Thursday, December 31, 2009

Judge: Dad "unacceptable risk of abuse" after semen found on daughter's bedsheets, but he still gets visitation and Mom can't move (Sydney, Australia)

Huh? According to Family Court Judge Rodney Burr, UNNAMED DAD poses an "unacceptable risk of abuse" to his two daughters after his semen was found on one of the child's bedsheets. I'd say. But then the same judge says Creeper Dad is still entitled to see his children regularly and Mom is barred from moving.

Who the hell says that daddies are discriminated against in family court?? I'm sure not seeing it. It's looking to me like everybody is pretty literally bending over backwards for them these days.

http://www.smh.com.au/national/family-court-orders-rehearing-20091230-ljy8.html

Family Court orders rehearing
ADELE HORIN
December 31, 2009

A FATHER found by a Family Court judge to pose an ''unacceptable risk of abuse'' to his two young daughters after his semen was found on the older child's bedsheet was nevertheless ruled entitled to see his children regularly, and the mother was ordered not to move them interstate.

The mother faced arrest for contempt of court orders after she moved her children and refused to return them to the state where the father lived.

But the full bench of the Family Court, in a decision released just before Christmas, has found the mother's case needs to be reconsidered by another judge of the Family Court.

In the interim, the court has allowed the children to stay in NSW, where the mother has remarried and has a new baby and the daughters are settled in school. The father will still be able to have supervised access to the children but he will now have to travel to NSW to do so.

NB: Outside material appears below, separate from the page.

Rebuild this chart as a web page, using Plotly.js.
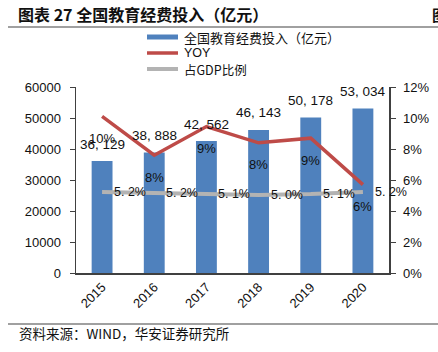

Women's legal groups are pleased the full bench has overturned what they called an ''extraordinary'' decision by the single judge, Justice Rodney Burr, to make the mother return to the state where the father lived for supervised access even though he was deemed an ''unacceptable risk''. But men's groups say the decision is a setback for shared parenting laws.

Justice Burr had found the then six-year-old daughter's account of her father's ''inappropriate sexual behaviour'' to be ''compelling''. Of a police video of her testimony taken in July 2005, he wrote: ''What is witnessed is a young, open and engaging little girl relating a totally believable and persuasive account of inappropriate sexual behaviour by her father.''

As well, he accepted the evidence of a ''highly experienced'' child psychiatrist who concluded that the evidence was ''highly suggestive of the father having sexually abused at least [the older girl] and thereby having placed [the younger daughter] also in a situation of risk of future abuse''.

Justice Burr understood why the mother would adopt ''such an intensely obstructive attitude'' to the father seeing the children, given she had been privy ''first hand'' to the allegations of her daughter.

But he found in his decision in October last year that the children loved their father and needed a regular relationship with him through supervised visits. He did not trust the mother to facilitate contact if she was allowed to move the children to NSW.

''I am satisfied that her open defiance and blatant disobedience of previous court orders is not confined to the past,'' the judge wrote.

He also ordered the children to attend a protective behaviours program to learn how to protect themselves from unwanted sexual touching and other dangers.

The full court of three judges found Justice Burr gave inadequate regard to the father's long-term parenting capacity given the finding of ''unacceptable risk'' and he had also failed to properly consider whether it was necessary for the mother to move the children back in order for the father to have time with them.